Hollywood churns out plenty of bad movies every year that come and go without much fanfare. However, every once in a while a movie gets released that gives the public more behind-the-scenes fodder than even the best screenwriter could dream up.

The Island of Dr. Moreau, The Bonfire of the Vanities, and Waterworld are all best known for the epic disasters that happened when the cameras weren't rolling. Prima donna cast members who refused to act together in the same scene, directors getting fired in the middle of production, and budgets getting slashed are just a few of the juicy details. 

Make your voice heard. Vote up the behind-the-scenes dramas that could be their own movie.


  • 1
    553 VOTES

    The Island of Dr. Moreau

    David Gregory's 2014 documentary Lost Soul: The Doomed Journey of Richard Stanley's Island of Moreau depicts just how much of a total disaster the 1996 sci-fi-horror film was to shoot. The project was doomed from the start with an inexperienced film director, Richard Stanley, who was fired just three days into the movie's production. 
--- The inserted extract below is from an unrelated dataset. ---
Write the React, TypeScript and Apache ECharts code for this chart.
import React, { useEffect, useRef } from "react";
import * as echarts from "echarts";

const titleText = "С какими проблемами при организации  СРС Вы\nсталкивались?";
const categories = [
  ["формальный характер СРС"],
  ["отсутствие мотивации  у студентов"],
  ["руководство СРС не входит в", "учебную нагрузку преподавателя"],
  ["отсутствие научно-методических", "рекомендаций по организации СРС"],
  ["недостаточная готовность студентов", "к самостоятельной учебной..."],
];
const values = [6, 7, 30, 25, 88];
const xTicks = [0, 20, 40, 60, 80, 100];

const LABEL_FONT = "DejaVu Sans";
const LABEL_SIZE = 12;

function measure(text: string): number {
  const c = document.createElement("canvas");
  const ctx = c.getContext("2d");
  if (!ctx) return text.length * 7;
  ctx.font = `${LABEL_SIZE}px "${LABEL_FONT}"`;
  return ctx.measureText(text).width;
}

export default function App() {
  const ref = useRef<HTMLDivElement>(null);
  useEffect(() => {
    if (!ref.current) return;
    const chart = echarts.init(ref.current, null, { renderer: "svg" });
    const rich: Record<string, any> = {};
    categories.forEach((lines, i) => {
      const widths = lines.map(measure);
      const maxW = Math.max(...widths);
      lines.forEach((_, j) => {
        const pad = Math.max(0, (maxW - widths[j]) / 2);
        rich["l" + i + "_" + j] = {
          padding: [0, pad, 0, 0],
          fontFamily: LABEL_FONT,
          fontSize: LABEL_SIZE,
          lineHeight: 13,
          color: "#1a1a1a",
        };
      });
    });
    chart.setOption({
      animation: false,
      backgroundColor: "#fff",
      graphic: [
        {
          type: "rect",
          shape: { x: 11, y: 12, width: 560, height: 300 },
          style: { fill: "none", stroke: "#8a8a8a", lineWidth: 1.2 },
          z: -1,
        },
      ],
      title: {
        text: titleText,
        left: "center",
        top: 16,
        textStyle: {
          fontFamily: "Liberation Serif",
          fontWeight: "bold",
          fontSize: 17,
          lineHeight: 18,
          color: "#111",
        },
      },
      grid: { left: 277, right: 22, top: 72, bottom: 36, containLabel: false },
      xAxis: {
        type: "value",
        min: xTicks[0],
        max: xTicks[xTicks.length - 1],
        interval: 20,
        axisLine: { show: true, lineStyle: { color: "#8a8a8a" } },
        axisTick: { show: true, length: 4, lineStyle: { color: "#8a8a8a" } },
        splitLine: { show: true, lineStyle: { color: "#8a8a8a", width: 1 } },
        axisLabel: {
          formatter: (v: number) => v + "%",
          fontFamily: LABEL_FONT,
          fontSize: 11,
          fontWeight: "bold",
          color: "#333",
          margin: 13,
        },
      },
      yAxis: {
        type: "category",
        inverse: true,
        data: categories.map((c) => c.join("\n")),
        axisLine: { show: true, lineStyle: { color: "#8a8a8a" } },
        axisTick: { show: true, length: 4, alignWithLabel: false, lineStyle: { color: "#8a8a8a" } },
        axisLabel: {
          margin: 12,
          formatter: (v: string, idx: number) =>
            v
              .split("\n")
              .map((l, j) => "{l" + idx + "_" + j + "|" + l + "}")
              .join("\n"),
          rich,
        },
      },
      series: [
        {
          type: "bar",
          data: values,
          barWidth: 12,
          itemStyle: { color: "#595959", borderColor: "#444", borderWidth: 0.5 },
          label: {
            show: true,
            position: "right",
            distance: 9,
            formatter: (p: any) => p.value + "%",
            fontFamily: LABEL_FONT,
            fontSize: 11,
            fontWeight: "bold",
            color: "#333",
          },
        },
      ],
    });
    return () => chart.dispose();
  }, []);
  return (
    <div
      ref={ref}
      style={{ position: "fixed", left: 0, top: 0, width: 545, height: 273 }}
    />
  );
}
    The cast included not one but two egomaniacal prima donnas, Marlon Brando and Val Kilmer, who staged a personal war against each other. They often refused to act together in the same scene. Kilmer became such a diva with his outrageous demands that he purposefully mumbled his lines and often showed up late. Brando didn't even bother to learn his lines. 

    John Frankenheimer took over directing duties following Stanley's exit. As soon as production ended, he couldn't wait to get Kilmer out of his sight. He told his crew, “Get that bastard off my set!!" He also said, "I don’t like Val Kilmer, I don’t like his work ethic, and I don’t want to be associated with him ever again.”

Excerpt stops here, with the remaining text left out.